In fact, October is her "flower month," she says, smiling. Besides Tucson Meet Yourself—for which she's on a last-minute tear, turning out 10 flowers a day to decorate the Yaqui Pavilion—she wants to make flowers for Oct. 13, the date the Virgin of Fatima is said to have last appeared on Earth in 1917.

But she's fast. Demonstrating how to make the large "spiky" variety, she expertly turns out a turquoise bloom in about 60 seconds. She folds the long rectangular stretch of paper into a small square, and cuts into it with scissors, slashing a diagonal design through the layers—in the way anyone would cut out a chain of paper dolls. Then she opens it out into its full prickly glory, and folds and twists it into a blossom.

October also has sadder connotations. As Reyes crafts her flowers, she thinks of her late parents, Maria Amacio Molina and Juan Espinoza Molina, agricultural workers who once picked cotton in the fields of Marana.

Reyes was born in the little settlement of Cortaro, its former fields now remembered in the name of Cortaro Farms Road. She used to go to the fields with her mother as a small child, watching as her mother stuffed the cotton into a long cloth bag. She remembers her mother making the traditional flowers by curling paper with a scissors' blade, a tool that nowadays has been supplanted by pencils.

One of 10 children, Reyes moved with the family to Old Pascua on Grant Road as a child, and began working in Pascua Pueblo on the southwest side in the early 1980s. (Today, she runs the tribal library.) By then, the tradition of making flowers was disappearing, with the handmade paper blooms supplanted by store-bought plastic. Tribal leader Anselmo Valencia Tori asked Reyes and Sanchez to revive the practice, Reyes says.

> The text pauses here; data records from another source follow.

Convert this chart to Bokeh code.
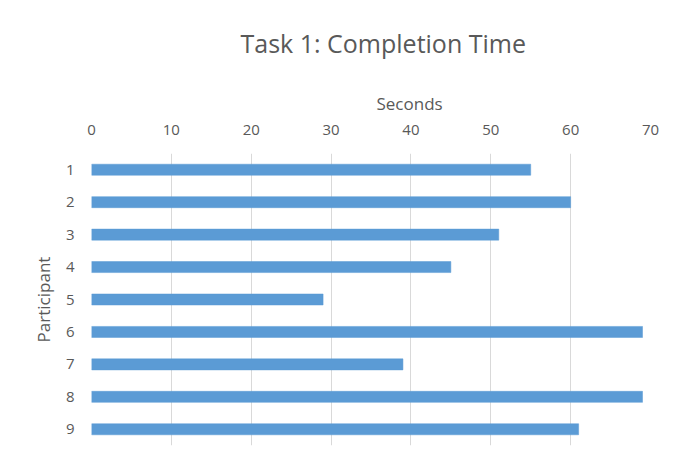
from bokeh.plotting import figure
from bokeh.models import Range1d, FactorRange, FixedTicker, LinearAxis, Title
from bokeh.embed import file_html
from bokeh.resources import INLINE

# ---- data ----
participants = ["1", "2", "3", "4", "5", "6", "7", "8", "9"]
seconds = [55, 60, 51, 45, 29, 69, 39, 69, 61]
x_ticks = [0, 10, 20, 30, 40, 50, 60, 70]
title_text = "Task 1: Completion Time"
x_title = "Seconds"
y_title = "Participant"

FONT = "Open Sans"
TEXT_COLOR = "#595959"
BAR_COLOR = "#5B9BD5"

p = figure(
    width=668, height=458,
    output_backend="svg", toolbar_location=None,
    x_range=Range1d(0, 70),
    y_range=FactorRange(factors=list(reversed(participants)), range_padding=0),
    x_axis_location=None,
    min_border_left=91, min_border_right=18, min_border_top=153, min_border_bottom=13,
)
p.title = None
p.outline_line_color = None
p.background_fill_color = "white"
p.border_fill_color = "white"

p.hbar(y=participants, right=seconds, left=0, height=0.34,
       fill_color=BAR_COLOR, line_color=BAR_COLOR, line_width=0.5)

# top axis
xa = LinearAxis(ticker=FixedTicker(ticks=x_ticks))
xa.axis_line_color = None
xa.major_tick_line_color = None
xa.minor_tick_line_color = None
xa.major_label_text_font = FONT
xa.major_label_text_font_size = "15px"
xa.major_label_text_color = TEXT_COLOR
xa.major_label_standoff = 13
p.add_layout(xa, "above")

# axis title and chart title, stacked above the axis
sec_title = Title(text=x_title, align="left", offset=285, standoff=14,
                  text_font=FONT, text_font_size="17px", text_font_style="normal",
                  text_color=TEXT_COLOR)
p.add_layout(sec_title, "above")
main_title = Title(text=title_text, align="left", offset=149, standoff=46,
                   text_font=FONT, text_font_size="25px", text_font_style="normal",
                   text_color=TEXT_COLOR)
p.add_layout(main_title, "above")

# left axis
ya = p.yaxis[0]
ya.axis_line_color = None
ya.major_tick_line_color = None
ya.minor_tick_line_color = None
ya.major_label_text_font = FONT
ya.major_label_text_font_size = "15px"
ya.major_label_text_color = TEXT_COLOR
ya.major_label_standoff = 11
ya.axis_label = y_title
ya.axis_label_text_font = FONT
ya.axis_label_text_font_size = "17px"
ya.axis_label_text_font_style = "normal"
ya.axis_label_text_color = TEXT_COLOR
ya.axis_label_standoff = 8

p.xgrid.grid_line_color = "#D9D9D9"
p.xgrid.grid_line_width = 1
p.xgrid.ticker = FixedTicker(ticks=x_ticks)
p.ygrid.grid_line_color = None

open("out.html", "w").write(file_html(p, INLINE))
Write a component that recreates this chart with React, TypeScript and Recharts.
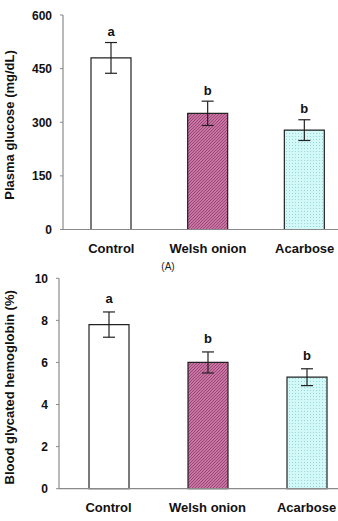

Her teachers were some of the older women at Pascua, as well as her mother, and Reyes also took inspiration from a woman in Nogales who made the large flowers that are now her own specialty. And, of course, she learned to make the babies' blossoms from the Virgin.

Reyes is happy that she and her godmother helped revive the sacred tradition.

"Irene Sanchez and I started making them. People got curious and wanted to learn. It was dying. Now it's good. People are making them, even young men. We kind of saved that."